*EXERCISE PROMPT*.
Print, word for word, every line from the beginning of the listing up to and including the line with "import * as". Pictures are to be excluded.

======== COLLECTED DATA ========

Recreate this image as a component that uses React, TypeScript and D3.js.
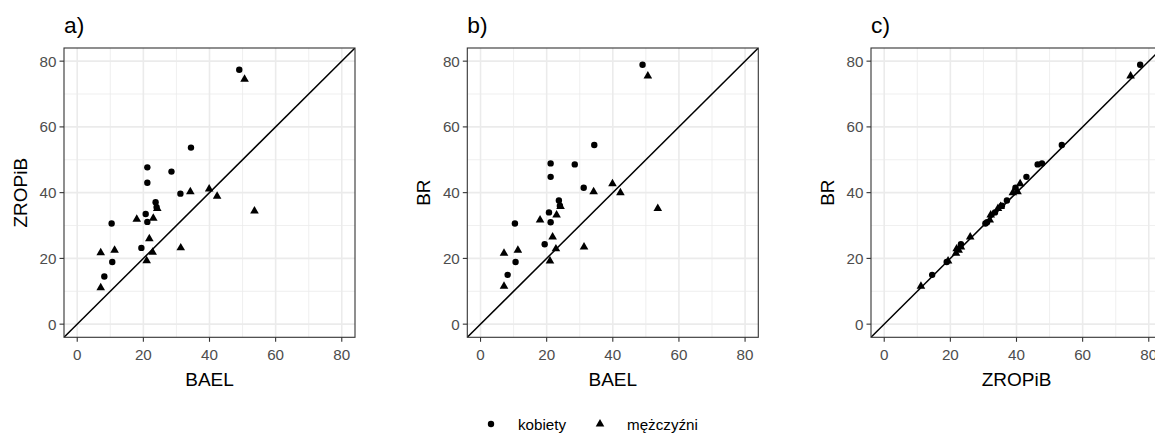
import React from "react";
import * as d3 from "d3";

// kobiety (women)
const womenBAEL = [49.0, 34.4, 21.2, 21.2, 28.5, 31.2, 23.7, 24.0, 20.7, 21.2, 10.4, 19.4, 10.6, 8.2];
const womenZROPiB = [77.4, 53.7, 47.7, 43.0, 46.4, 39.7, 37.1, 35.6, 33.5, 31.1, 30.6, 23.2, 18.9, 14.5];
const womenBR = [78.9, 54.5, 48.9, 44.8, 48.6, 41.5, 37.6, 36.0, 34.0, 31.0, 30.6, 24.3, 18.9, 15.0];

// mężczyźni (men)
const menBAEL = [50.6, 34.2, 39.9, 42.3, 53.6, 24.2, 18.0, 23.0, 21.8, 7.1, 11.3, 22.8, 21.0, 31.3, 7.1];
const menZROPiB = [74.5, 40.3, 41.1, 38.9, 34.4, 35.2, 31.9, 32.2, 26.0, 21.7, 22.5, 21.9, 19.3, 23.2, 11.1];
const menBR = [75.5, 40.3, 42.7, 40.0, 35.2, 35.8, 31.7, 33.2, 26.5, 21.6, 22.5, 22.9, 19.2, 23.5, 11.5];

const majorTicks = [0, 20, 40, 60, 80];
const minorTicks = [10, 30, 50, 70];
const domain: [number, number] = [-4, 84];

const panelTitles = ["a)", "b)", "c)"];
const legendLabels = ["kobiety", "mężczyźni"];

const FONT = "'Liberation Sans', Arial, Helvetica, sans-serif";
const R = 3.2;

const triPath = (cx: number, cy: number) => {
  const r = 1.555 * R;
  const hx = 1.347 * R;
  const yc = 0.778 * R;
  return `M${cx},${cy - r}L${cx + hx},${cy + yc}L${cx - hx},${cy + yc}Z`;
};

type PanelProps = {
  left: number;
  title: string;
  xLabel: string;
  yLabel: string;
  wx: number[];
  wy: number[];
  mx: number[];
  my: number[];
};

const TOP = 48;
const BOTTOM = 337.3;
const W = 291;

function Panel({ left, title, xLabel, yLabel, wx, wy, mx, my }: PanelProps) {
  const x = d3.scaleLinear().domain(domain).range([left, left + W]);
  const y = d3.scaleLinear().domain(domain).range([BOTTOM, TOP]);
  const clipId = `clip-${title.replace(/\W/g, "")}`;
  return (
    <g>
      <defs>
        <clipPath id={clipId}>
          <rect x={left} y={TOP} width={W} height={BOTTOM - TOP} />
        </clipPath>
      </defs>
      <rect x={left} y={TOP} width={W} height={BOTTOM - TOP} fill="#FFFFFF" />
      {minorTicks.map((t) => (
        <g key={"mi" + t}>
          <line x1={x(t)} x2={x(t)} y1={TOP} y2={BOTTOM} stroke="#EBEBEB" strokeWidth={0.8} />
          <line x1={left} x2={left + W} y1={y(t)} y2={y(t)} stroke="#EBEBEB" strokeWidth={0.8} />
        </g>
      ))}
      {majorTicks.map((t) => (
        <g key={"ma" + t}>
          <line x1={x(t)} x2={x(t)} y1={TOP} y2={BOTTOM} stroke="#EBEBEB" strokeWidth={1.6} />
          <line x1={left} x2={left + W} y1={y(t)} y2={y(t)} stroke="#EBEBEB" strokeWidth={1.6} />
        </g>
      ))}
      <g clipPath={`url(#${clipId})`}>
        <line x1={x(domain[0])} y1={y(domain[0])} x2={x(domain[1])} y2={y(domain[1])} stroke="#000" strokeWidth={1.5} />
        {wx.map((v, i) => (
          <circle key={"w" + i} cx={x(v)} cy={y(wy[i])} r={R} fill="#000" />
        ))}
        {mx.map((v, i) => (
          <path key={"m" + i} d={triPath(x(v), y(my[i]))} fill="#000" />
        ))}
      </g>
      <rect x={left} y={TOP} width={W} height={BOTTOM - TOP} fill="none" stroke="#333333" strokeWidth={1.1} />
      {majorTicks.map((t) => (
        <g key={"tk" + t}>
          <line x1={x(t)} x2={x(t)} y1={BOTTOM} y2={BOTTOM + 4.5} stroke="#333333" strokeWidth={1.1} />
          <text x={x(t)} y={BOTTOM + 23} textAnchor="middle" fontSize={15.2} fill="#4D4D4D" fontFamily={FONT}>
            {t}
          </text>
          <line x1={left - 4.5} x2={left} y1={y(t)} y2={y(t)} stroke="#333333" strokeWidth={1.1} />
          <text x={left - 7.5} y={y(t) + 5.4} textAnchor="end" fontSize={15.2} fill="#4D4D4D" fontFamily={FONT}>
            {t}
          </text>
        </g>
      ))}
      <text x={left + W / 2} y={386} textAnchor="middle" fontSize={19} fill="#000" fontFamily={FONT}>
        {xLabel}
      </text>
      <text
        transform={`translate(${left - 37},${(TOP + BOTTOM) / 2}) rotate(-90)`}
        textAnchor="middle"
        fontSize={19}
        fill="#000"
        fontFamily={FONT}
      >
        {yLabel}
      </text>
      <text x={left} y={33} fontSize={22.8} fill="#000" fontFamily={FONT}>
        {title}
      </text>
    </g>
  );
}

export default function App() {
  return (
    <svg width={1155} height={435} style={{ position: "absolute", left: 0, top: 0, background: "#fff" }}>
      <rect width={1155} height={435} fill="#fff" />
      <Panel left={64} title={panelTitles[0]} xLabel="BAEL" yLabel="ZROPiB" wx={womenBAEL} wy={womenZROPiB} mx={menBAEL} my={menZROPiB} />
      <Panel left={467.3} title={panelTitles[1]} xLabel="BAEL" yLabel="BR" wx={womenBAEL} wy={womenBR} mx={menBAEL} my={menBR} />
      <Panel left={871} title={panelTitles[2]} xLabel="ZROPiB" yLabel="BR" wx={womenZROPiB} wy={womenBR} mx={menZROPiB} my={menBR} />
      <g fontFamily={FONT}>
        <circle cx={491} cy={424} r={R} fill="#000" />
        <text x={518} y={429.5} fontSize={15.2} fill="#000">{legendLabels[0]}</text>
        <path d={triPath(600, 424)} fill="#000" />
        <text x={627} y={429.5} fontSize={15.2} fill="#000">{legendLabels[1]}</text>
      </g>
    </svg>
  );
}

========

*THE ANSWER*.
Recreate this image as a component that uses React, TypeScript and D3.js.
import React from "react";
import * as d3 from "d3";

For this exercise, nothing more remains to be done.